To the Holocaust survivor, Jósef Tarnawa, the number 80064 is not just any number. In 1943, this number was tattooed on the forearm of the 92-year-old man in the film, a former prisoner in the concentration camp of Auschwitz – the number has become a part of his body.

In the video 80064, the old man tells the artist Artur Żmijewski in a tattoo studio about the dreadful time in Auschwitz. As if to prove what he is saying, he shows a photograph of himself as a young man in prisoners’ clothing with the concentration camp number on his skin. In the meantime the number has faded a little. When the artist asks if he tried to resist, Jósef Tarnawa replies that the only way to survive was to submit and adapt to the circumstances, and avoid any kind of revolt. Mercilessly, the artist persuades the old man to have the number on his arm renewed with black ink. Although the old man fears that the authenticity of the number will be destroyed, he agrees and stoically bears the renewal of that terrible, historic sign, which stigmatises and makes him a victim all over again.
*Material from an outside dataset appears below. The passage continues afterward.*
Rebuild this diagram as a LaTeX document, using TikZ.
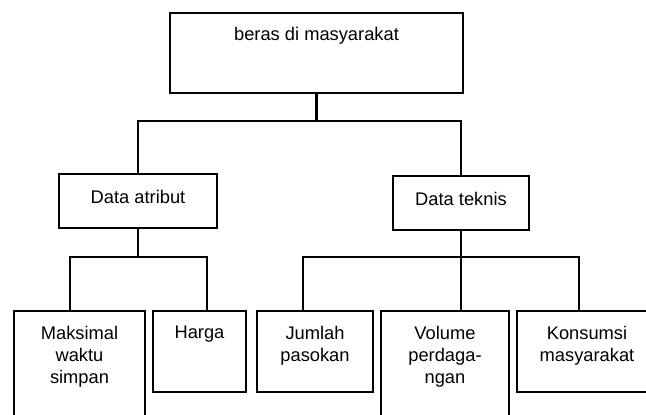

Żmijewski manipulates and stages this video as actor and director. He makes the audience his accomplice by again ascribing the role of Holocaust survivor to the man Jósef Tarnawa: history repeating itself is a disturbing experience for the ostensibly uninvolved observer.

Human bodies often play a role in Żmijewski’s artistic work as carriers of signs of power and standardization, like in his probably most famous work, Repetitions (2005), where he recreated the legendary Stanford Prison Experiment of 1971 for the 51st Biennale in Venice. Lots were drawn to assign roles as either warden or prisoner to the participants, who played their parts as perpetrator or victim to the point of self-abnegation.